* _SHORT TASK_
Write out each line exactly as it stands, please.

※

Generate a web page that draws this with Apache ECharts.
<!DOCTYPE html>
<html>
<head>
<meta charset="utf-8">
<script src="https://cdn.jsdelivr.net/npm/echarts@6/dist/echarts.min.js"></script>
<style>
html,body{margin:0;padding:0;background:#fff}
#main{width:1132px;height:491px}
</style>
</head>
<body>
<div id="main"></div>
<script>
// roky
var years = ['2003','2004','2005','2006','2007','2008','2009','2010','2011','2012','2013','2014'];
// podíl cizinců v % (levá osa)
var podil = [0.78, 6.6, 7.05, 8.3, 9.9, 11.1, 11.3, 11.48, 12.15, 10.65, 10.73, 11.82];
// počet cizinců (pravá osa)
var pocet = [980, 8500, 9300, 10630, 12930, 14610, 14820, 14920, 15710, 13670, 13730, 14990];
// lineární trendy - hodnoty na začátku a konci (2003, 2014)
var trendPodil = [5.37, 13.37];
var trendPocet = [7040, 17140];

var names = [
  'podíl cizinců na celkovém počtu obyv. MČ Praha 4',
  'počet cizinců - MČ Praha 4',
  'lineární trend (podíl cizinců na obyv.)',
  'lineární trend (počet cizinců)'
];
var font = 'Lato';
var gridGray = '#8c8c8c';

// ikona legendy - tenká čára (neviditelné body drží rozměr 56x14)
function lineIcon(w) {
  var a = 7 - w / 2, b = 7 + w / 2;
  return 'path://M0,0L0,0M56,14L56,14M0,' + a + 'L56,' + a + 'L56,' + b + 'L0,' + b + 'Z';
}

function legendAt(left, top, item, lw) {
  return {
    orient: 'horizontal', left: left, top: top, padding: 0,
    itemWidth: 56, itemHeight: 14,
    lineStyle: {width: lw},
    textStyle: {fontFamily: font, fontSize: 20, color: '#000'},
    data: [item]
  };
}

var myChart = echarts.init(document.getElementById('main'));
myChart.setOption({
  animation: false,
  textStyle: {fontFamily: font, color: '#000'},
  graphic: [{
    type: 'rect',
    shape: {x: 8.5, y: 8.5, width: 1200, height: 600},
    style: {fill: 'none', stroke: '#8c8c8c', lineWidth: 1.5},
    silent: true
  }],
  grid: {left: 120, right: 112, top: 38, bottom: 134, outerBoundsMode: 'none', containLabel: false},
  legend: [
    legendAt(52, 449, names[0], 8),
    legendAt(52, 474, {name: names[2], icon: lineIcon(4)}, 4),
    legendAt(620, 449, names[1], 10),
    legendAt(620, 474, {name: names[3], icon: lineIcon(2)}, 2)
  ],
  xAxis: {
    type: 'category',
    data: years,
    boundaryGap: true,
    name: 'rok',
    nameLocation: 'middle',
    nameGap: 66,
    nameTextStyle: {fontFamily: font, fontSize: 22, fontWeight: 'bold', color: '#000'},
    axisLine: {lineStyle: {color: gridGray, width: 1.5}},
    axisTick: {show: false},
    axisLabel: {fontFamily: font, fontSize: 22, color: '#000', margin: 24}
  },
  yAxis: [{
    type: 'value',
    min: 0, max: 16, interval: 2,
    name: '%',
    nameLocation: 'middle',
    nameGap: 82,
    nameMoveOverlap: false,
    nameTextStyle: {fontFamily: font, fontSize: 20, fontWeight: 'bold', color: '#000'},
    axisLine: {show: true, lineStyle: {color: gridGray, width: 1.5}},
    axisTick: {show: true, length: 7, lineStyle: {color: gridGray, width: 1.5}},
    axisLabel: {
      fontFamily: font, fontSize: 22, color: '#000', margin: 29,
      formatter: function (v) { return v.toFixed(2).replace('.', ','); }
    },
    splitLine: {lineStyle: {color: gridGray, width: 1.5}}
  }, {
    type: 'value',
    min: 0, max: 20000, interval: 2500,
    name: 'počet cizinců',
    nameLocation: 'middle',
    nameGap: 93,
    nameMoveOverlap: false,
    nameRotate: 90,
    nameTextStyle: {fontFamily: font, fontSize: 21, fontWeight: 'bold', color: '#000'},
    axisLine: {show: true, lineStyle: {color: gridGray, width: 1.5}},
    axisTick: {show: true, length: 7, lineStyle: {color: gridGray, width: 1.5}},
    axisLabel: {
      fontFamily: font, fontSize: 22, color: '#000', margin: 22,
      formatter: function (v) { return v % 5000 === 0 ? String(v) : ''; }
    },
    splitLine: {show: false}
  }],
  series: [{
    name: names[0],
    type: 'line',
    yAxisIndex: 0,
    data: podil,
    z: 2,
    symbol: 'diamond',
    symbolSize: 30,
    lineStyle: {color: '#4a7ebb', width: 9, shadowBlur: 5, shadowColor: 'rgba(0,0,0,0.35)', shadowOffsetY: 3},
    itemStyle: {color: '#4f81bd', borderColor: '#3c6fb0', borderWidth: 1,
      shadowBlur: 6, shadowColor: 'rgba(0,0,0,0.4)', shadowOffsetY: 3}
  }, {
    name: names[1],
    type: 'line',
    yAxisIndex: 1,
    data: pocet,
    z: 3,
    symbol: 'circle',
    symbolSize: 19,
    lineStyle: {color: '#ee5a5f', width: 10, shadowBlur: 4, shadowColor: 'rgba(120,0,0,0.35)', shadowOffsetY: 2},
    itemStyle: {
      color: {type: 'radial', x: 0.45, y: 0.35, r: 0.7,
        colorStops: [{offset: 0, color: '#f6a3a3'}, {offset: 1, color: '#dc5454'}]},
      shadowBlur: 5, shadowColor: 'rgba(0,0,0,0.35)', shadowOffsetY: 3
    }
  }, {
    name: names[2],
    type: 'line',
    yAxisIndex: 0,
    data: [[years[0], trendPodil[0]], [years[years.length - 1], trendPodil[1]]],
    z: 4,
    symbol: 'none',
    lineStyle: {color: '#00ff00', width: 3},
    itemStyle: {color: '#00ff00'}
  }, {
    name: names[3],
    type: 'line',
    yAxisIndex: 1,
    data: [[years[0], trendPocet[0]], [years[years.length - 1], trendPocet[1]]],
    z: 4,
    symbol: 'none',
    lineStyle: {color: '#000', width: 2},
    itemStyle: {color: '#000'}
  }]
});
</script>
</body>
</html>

※

* _RESPONSE_
Generate a web page that draws this with Apache ECharts.
<!DOCTYPE html>
<html>
<head>
<meta charset="utf-8">
<script src="https://cdn.jsdelivr.net/npm/echarts@6/dist/echarts.min.js"></script>
<style>
html,body{margin:0;padding:0;background:#fff}
#main{width:1132px;height:491px}
</style>
</head>
<body>
<div id="main"></div>
<script>
// roky
var years = ['2003','2004','2005','2006','2007','2008','2009','2010','2011','2012','2013','2014'];
// podíl cizinců v % (levá osa)
var podil = [0.78, 6.6, 7.05, 8.3, 9.9, 11.1, 11.3, 11.48, 12.15, 10.65, 10.73, 11.82];
// počet cizinců (pravá osa)
var pocet = [980, 8500, 9300, 10630, 12930, 14610, 14820, 14920, 15710, 13670, 13730, 14990];
// lineární trendy - hodnoty na začátku a konci (2003, 2014)
var trendPodil = [5.37, 13.37];
var trendPocet = [7040, 17140];

var names = [
  'podíl cizinců na celkovém počtu obyv. MČ Praha 4',
  'počet cizinců - MČ Praha 4',
  'lineární trend (podíl cizinců na obyv.)',
  'lineární trend (počet cizinců)'
];
var font = 'Lato';
var gridGray = '#8c8c8c';

// ikona legendy - tenká čára (neviditelné body drží rozměr 56x14)
function lineIcon(w) {
  var a = 7 - w / 2, b = 7 + w / 2;
  return 'path://M0,0L0,0M56,14L56,14M0,' + a + 'L56,' + a + 'L56,' + b + 'L0,' + b + 'Z';
}

function legendAt(left, top, item, lw) {
  return {
    orient: 'horizontal', left: left, top: top, padding: 0,
    itemWidth: 56, itemHeight: 14,
    lineStyle: {width: lw},
    textStyle: {fontFamily: font, fontSize: 20, color: '#000'},
    data: [item]
  };
}

var myChart = echarts.init(document.getElementById('main'));
myChart.setOption({
  animation: false,
  textStyle: {fontFamily: font, color: '#000'},
  graphic: [{
    type: 'rect',
    shape: {x: 8.5, y: 8.5, width: 1200, height: 600},
    style: {fill: 'none', stroke: '#8c8c8c', lineWidth: 1.5},
    silent: true
  }],
  grid: {left: 120, right: 112, top: 38, bottom: 134, outerBoundsMode: 'none', containLabel: false},
  legend: [
    legendAt(52, 449, names[0], 8),
    legendAt(52, 474, {name: names[2], icon: lineIcon(4)}, 4),
    legendAt(620, 449, names[1], 10),
    legendAt(620, 474, {name: names[3], icon: lineIcon(2)}, 2)
  ],
  xAxis: {
    type: 'category',
    data: years,
    boundaryGap: true,
    name: 'rok',
    nameLocation: 'middle',
    nameGap: 66,
    nameTextStyle: {fontFamily: font, fontSize: 22, fontWeight: 'bold', color: '#000'},
    axisLine: {lineStyle: {color: gridGray, width: 1.5}},
    axisTick: {show: false},
    axisLabel: {fontFamily: font, fontSize: 22, color: '#000', margin: 24}
  },
  yAxis: [{
    type: 'value',
    min: 0, max: 16, interval: 2,
    name: '%',
    nameLocation: 'middle',
    nameGap: 82,
    nameMoveOverlap: false,
    nameTextStyle: {fontFamily: font, fontSize: 20, fontWeight: 'bold', color: '#000'},
    axisLine: {show: true, lineStyle: {color: gridGray, width: 1.5}},
    axisTick: {show: true, length: 7, lineStyle: {color: gridGray, width: 1.5}},
    axisLabel: {
      fontFamily: font, fontSize: 22, color: '#000', margin: 29,
      formatter: function (v) { return v.toFixed(2).replace('.', ','); }
    },
    splitLine: {lineStyle: {color: gridGray, width: 1.5}}
  }, {
    type: 'value',
    min: 0, max: 20000, interval: 2500,
    name: 'počet cizinců',
    nameLocation: 'middle',
    nameGap: 93,
    nameMoveOverlap: false,
    nameRotate: 90,
    nameTextStyle: {fontFamily: font, fontSize: 21, fontWeight: 'bold', color: '#000'},
    axisLine: {show: true, lineStyle: {color: gridGray, width: 1.5}},
    axisTick: {show: true, length: 7, lineStyle: {color: gridGray, width: 1.5}},
    axisLabel: {
      fontFamily: font, fontSize: 22, color: '#000', margin: 22,
      formatter: function (v) { return v % 5000 === 0 ? String(v) : ''; }
    },
    splitLine: {show: false}
  }],
  series: [{
    name: names[0],
    type: 'line',
    yAxisIndex: 0,
    data: podil,
    z: 2,
    symbol: 'diamond',
    symbolSize: 30,
    lineStyle: {color: '#4a7ebb', width: 9, shadowBlur: 5, shadowColor: 'rgba(0,0,0,0.35)', shadowOffsetY: 3},
    itemStyle: {color: '#4f81bd', borderColor: '#3c6fb0', borderWidth: 1,
      shadowBlur: 6, shadowColor: 'rgba(0,0,0,0.4)', shadowOffsetY: 3}
  }, {
    name: names[1],
    type: 'line',
    yAxisIndex: 1,
    data: pocet,
    z: 3,
    symbol: 'circle',
    symbolSize: 19,
    lineStyle: {color: '#ee5a5f', width: 10, shadowBlur: 4, shadowColor: 'rgba(120,0,0,0.35)', shadowOffsetY: 2},
    itemStyle: {
      color: {type: 'radial', x: 0.45, y: 0.35, r: 0.7,
        colorStops: [{offset: 0, color: '#f6a3a3'}, {offset: 1, color: '#dc5454'}]},
      shadowBlur: 5, shadowColor: 'rgba(0,0,0,0.35)', shadowOffsetY: 3
    }
  }, {
    name: names[2],
    type: 'line',
    yAxisIndex: 0,
    data: [[years[0], trendPodil[0]], [years[years.length - 1], trendPodil[1]]],
    z: 4,
    symbol: 'none',
    lineStyle: {color: '#00ff00', width: 3},
    itemStyle: {color: '#00ff00'}
  }, {
    name: names[3],
    type: 'line',
    yAxisIndex: 1,
    data: [[years[0], trendPocet[0]], [years[years.length - 1], trendPocet[1]]],
    z: 4,
    symbol: 'none',
    lineStyle: {color: '#000', width: 2},
    itemStyle: {color: '#000'}
  }]
});
</script>
</body>
</html>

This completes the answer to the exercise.